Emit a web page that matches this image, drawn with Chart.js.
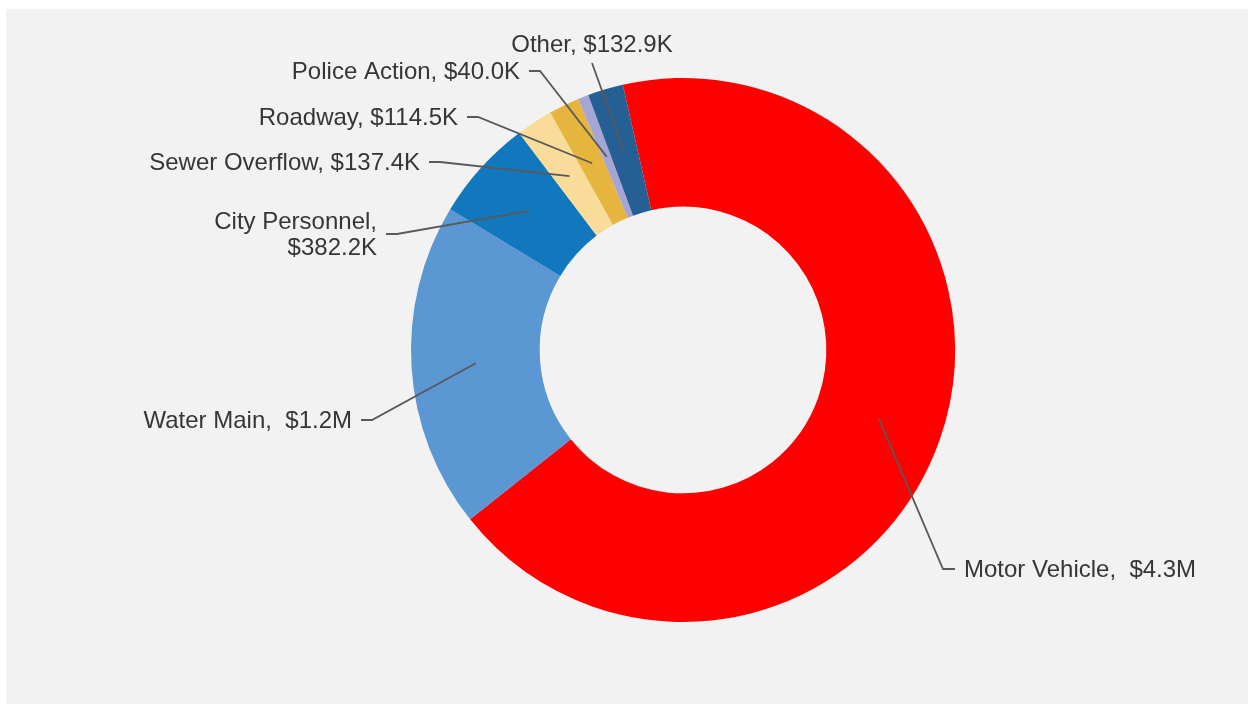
<!DOCTYPE html>
<html>
<head>
<meta charset="utf-8">
<script src="https://cdn.jsdelivr.net/npm/chart.js@4"></script>
<style>
  body { margin: 0; background: #ffffff; }
  canvas { display: block; }
</style>
</head>
<body>
<canvas id="chart" width="1251" height="704"></canvas>
<script>
// data
const categories = ["Motor Vehicle", "Water Main", "City Personnel", "Sewer Overflow", "Roadway", "Police Action", "Other"];
const amounts = [4280000, 1220000, 382200, 137400, 114500, 40000, 132900];
const labelTexts = [
    ["Motor Vehicle,  $4.3M"],
    ["Water Main,  $1.2M"],
    ["City Personnel,", "$382.2K"],
    ["Sewer Overflow, $137.4K"],
    ["Roadway, $114.5K"],
    ["Police Action, $40.0K"],
    ["Other, $132.9K"]
];
const colors = ["#ff0000", "#5b97d2", "#1278be", "#f9db9a", "#e5b53e", "#a5a5d6", "#265f93"];

// where each label sits (text edge x, text middle y, side) - layout only
const labelLayout = [
    { x: 964, y: 570, side: "right" },
    { x: 352, y: 421, side: "left" },
    { x: 377, y: 235, side: "left" },
    { x: 420, y: 163, side: "left" },
    { x: 458, y: 118, side: "left" },
    { x: 520, y: 72, side: "left" },
    { x: 592, y: 45, side: "top" }
];

// 🎨 grey panel behind the chart
const panelPlugin = {
    id: "panel",
    beforeDraw(c) {
        const ctx = c.ctx;
        ctx.save();
        ctx.fillStyle = "#f2f2f2";
        ctx.fillRect(6, 9, 1242, 695);
        ctx.restore();
    }
};

// 🏷️ labels with leader lines
const leaderLabels = {
    id: "leaderLabels",
    afterDatasetsDraw(c) {
        const ctx = c.ctx;
        const meta = c.getDatasetMeta(0);
        ctx.save();
        ctx.font = "24px 'Liberation Sans', Arial, sans-serif";
        ctx.fillStyle = "#363636";
        ctx.strokeStyle = "#595959";
        ctx.lineWidth = 1.8;
        ctx.textBaseline = "middle";

        meta.data.forEach((arc, i) => {
            const p = arc.getCenterPoint();
            const lay = labelLayout[i];
            const lines = labelTexts[i];
            const lh = 26;

            ctx.beginPath();
            if (lay.side === "top") {
                ctx.moveTo(lay.x, lay.y + 18);
            } else if (lay.side === "left") {
                ctx.moveTo(lay.x + 9, lay.y - 1);
                ctx.lineTo(lay.x + 20, lay.y - 1);
            } else {
                ctx.moveTo(lay.x - 9, lay.y - 1);
                ctx.lineTo(lay.x - 21, lay.y - 1);
            }
            ctx.lineTo(p.x, p.y);
            ctx.stroke();

            ctx.textAlign = lay.side === "left" ? "right" : (lay.side === "top" ? "center" : "left");
            const top = lay.y - (lines.length - 1) * lh / 2;
            lines.forEach((t, k) => {
                ctx.fillText(t, lay.x, top + k * lh);
            });
        });
        ctx.restore();
    }
};

new Chart(document.getElementById("chart").getContext("2d"), {
    type: "doughnut",
    data: {
        labels: categories,
        datasets: [{
            data: amounts,
            backgroundColor: colors,
            borderWidth: 0
        }]
    },
    options: {
        responsive: false,
        animation: false,
        rotation: -12.8,
        cutout: "52.7%",
        layout: { padding: { left: 200, right: 85, top: 78, bottom: 82 } },
        plugins: {
            legend: { display: false },
            tooltip: { enabled: false }
        }
    },
    plugins: [panelPlugin, leaderLabels]
});
</script>
</body>
</html>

Problem to work on
Every line above should be repeated exactly; pictures stay out of the copy.

Task solution
Emit a web page that matches this image, drawn with Chart.js.
<!DOCTYPE html>
<html>
<head>
<meta charset="utf-8">
<script src="https://cdn.jsdelivr.net/npm/chart.js@4"></script>
<style>
  body { margin: 0; background: #ffffff; }
  canvas { display: block; }
</style>
</head>
<body>
<canvas id="chart" width="1251" height="704"></canvas>
<script>
// data
const categories = ["Motor Vehicle", "Water Main", "City Personnel", "Sewer Overflow", "Roadway", "Police Action", "Other"];
const amounts = [4280000, 1220000, 382200, 137400, 114500, 40000, 132900];
const labelTexts = [
    ["Motor Vehicle,  $4.3M"],
    ["Water Main,  $1.2M"],
    ["City Personnel,", "$382.2K"],
    ["Sewer Overflow, $137.4K"],
    ["Roadway, $114.5K"],
    ["Police Action, $40.0K"],
    ["Other, $132.9K"]
];
const colors = ["#ff0000", "#5b97d2", "#1278be", "#f9db9a", "#e5b53e", "#a5a5d6", "#265f93"];

// where each label sits (text edge x, text middle y, side) - layout only
const labelLayout = [
    { x: 964, y: 570, side: "right" },
    { x: 352, y: 421, side: "left" },
    { x: 377, y: 235, side: "left" },
    { x: 420, y: 163, side: "left" },
    { x: 458, y: 118, side: "left" },
    { x: 520, y: 72, side: "left" },
    { x: 592, y: 45, side: "top" }
];

// 🎨 grey panel behind the chart
const panelPlugin = {
    id: "panel",
    beforeDraw(c) {
        const ctx = c.ctx;
        ctx.save();
        ctx.fillStyle = "#f2f2f2";
        ctx.fillRect(6, 9, 1242, 695);
        ctx.restore();
    }
};

// 🏷️ labels with leader lines
const leaderLabels = {
    id: "leaderLabels",
    afterDatasetsDraw(c) {
        const ctx = c.ctx;
        const meta = c.getDatasetMeta(0);
        ctx.save();
        ctx.font = "24px 'Liberation Sans', Arial, sans-serif";
        ctx.fillStyle = "#363636";
        ctx.strokeStyle = "#595959";
        ctx.lineWidth = 1.8;
        ctx.textBaseline = "middle";

        meta.data.forEach((arc, i) => {
            const p = arc.getCenterPoint();
            const lay = labelLayout[i];
            const lines = labelTexts[i];
            const lh = 26;

            ctx.beginPath();
            if (lay.side === "top") {
                ctx.moveTo(lay.x, lay.y + 18);
            } else if (lay.side === "left") {
                ctx.moveTo(lay.x + 9, lay.y - 1);
                ctx.lineTo(lay.x + 20, lay.y - 1);
            } else {
                ctx.moveTo(lay.x - 9, lay.y - 1);
                ctx.lineTo(lay.x - 21, lay.y - 1);
            }
            ctx.lineTo(p.x, p.y);
            ctx.stroke();

            ctx.textAlign = lay.side === "left" ? "right" : (lay.side === "top" ? "center" : "left");
            const top = lay.y - (lines.length - 1) * lh / 2;
            lines.forEach((t, k) => {
                ctx.fillText(t, lay.x, top + k * lh);
            });
        });
        ctx.restore();
    }
};

new Chart(document.getElementById("chart").getContext("2d"), {
    type: "doughnut",
    data: {
        labels: categories,
        datasets: [{
            data: amounts,
            backgroundColor: colors,
            borderWidth: 0
        }]
    },
    options: {
        responsive: false,
        animation: false,
        rotation: -12.8,
        cutout: "52.7%",
        layout: { padding: { left: 200, right: 85, top: 78, bottom: 82 } },
        plugins: {
            legend: { display: false },
            tooltip: { enabled: false }
        }
    },
    plugins: [panelPlugin, leaderLabels]
});
</script>
</body>
</html>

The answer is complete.